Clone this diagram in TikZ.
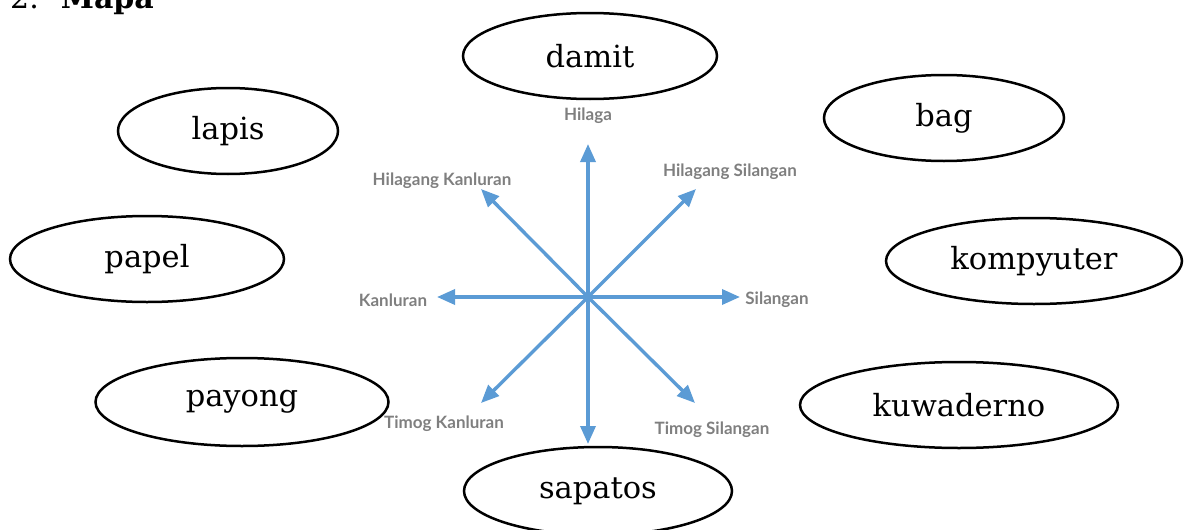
\documentclass[tikz,border=0pt]{standalone}
\usepackage{fontspec}
\setmainfont{DejaVu Serif}
\newfontfamily\labfont{Lato}
\usetikzlibrary{shapes.geometric,arrows.meta}
\definecolor{arrblue}{HTML}{5B9BD5}
\definecolor{labgray}{HTML}{7F7F7F}
\tikzset{
  item/.style={draw=black, line width=2.5pt, ellipse, inner sep=0pt, font=\fontsize{30.5}{34}\selectfont},
  dirarrow/.style={draw=arrblue, line width=3.4pt, -{Triangle[length=18pt,width=15pt]}},
  dirlabel/.style={font=\labfont\bfseries\fontsize{17}{19}\selectfont, text=labgray, inner sep=0pt}
}
\begin{document}
\begin{tikzpicture}[x=1pt,y=-1pt]
\useasboundingbox (0,0) rectangle (1184,530);
% title
\node[anchor=base west, inner sep=0pt, font=\fontsize{30}{32}\selectfont] (title) at (10,9) {2.\hspace{22pt}\textbf{Mapa}};
% items
\node[item, minimum width=254pt, minimum height=86pt] (damit) at (590,56) {damit};
\node[item, minimum width=220pt, minimum height=86pt] (lapis) at (228,131) {lapis};
\node[item, minimum width=240pt, minimum height=86pt] (bag) at (944,118) {bag};
\node[item, minimum width=274pt, minimum height=86pt] (papel) at (147,259) {papel};
\node[item, minimum width=296pt, minimum height=86pt] (kompyuter) at (1034,261) {kompyuter};
\node[item, minimum width=293pt, minimum height=88pt] (payong) at (242,402) {payong};
\node[item, minimum width=318pt, minimum height=86pt] (kuwaderno) at (959,405) {kuwaderno};
\node[item, minimum width=268pt, minimum height=88pt] (sapatos) at (598,491) {sapatos};
% compass
\coordinate (c) at (588,297);
\coordinate (n) at (588,144);
\coordinate (s) at (588,444);
\coordinate (e) at (740,297);
\coordinate (w) at (437,297);
\coordinate (ne) at (696,189);
\coordinate (nw) at (481,189);
\coordinate (se) at (695,403);
\coordinate (sw) at (481,403);
\foreach \d in {n,s,e,w,ne,nw,se,sw}{\draw[dirarrow] (c) -- (\d);}
% labels
\node[dirlabel] (lN) at (588,116) {Hilaga};
\node[dirlabel] (lNW) at (442,181) {Hilagang Kanluran};
\node[dirlabel] (lNE) at (730,172) {Hilagang Silangan};
\node[dirlabel] (lW) at (393,300) {Kanluran};
\node[dirlabel] (lE) at (777,300) {Silangan};
\node[dirlabel] (lSW) at (444,424) {Timog Kanluran};
\node[dirlabel] (lSE) at (712,430) {Timog Silangan};
\end{tikzpicture}
\end{document}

### Set exercise
Repeat the listing in full and exactly. Do not include any images.

### Problem solution
Clone this diagram in TikZ.
\documentclass[tikz,border=0pt]{standalone}
\usepackage{fontspec}
\setmainfont{DejaVu Serif}
\newfontfamily\labfont{Lato}
\usetikzlibrary{shapes.geometric,arrows.meta}
\definecolor{arrblue}{HTML}{5B9BD5}
\definecolor{labgray}{HTML}{7F7F7F}
\tikzset{
  item/.style={draw=black, line width=2.5pt, ellipse, inner sep=0pt, font=\fontsize{30.5}{34}\selectfont},
  dirarrow/.style={draw=arrblue, line width=3.4pt, -{Triangle[length=18pt,width=15pt]}},
  dirlabel/.style={font=\labfont\bfseries\fontsize{17}{19}\selectfont, text=labgray, inner sep=0pt}
}
\begin{document}
\begin{tikzpicture}[x=1pt,y=-1pt]
\useasboundingbox (0,0) rectangle (1184,530);
% title
\node[anchor=base west, inner sep=0pt, font=\fontsize{30}{32}\selectfont] (title) at (10,9) {2.\hspace{22pt}\textbf{Mapa}};
% items
\node[item, minimum width=254pt, minimum height=86pt] (damit) at (590,56) {damit};
\node[item, minimum width=220pt, minimum height=86pt] (lapis) at (228,131) {lapis};
\node[item, minimum width=240pt, minimum height=86pt] (bag) at (944,118) {bag};
\node[item, minimum width=274pt, minimum height=86pt] (papel) at (147,259) {papel};
\node[item, minimum width=296pt, minimum height=86pt] (kompyuter) at (1034,261) {kompyuter};
\node[item, minimum width=293pt, minimum height=88pt] (payong) at (242,402) {payong};
\node[item, minimum width=318pt, minimum height=86pt] (kuwaderno) at (959,405) {kuwaderno};
\node[item, minimum width=268pt, minimum height=88pt] (sapatos) at (598,491) {sapatos};
% compass
\coordinate (c) at (588,297);
\coordinate (n) at (588,144);
\coordinate (s) at (588,444);
\coordinate (e) at (740,297);
\coordinate (w) at (437,297);
\coordinate (ne) at (696,189);
\coordinate (nw) at (481,189);
\coordinate (se) at (695,403);
\coordinate (sw) at (481,403);
\foreach \d in {n,s,e,w,ne,nw,se,sw}{\draw[dirarrow] (c) -- (\d);}
% labels
\node[dirlabel] (lN) at (588,116) {Hilaga};
\node[dirlabel] (lNW) at (442,181) {Hilagang Kanluran};
\node[dirlabel] (lNE) at (730,172) {Hilagang Silangan};
\node[dirlabel] (lW) at (393,300) {Kanluran};
\node[dirlabel] (lE) at (777,300) {Silangan};
\node[dirlabel] (lSW) at (444,424) {Timog Kanluran};
\node[dirlabel] (lSE) at (712,430) {Timog Silangan};
\end{tikzpicture}
\end{document}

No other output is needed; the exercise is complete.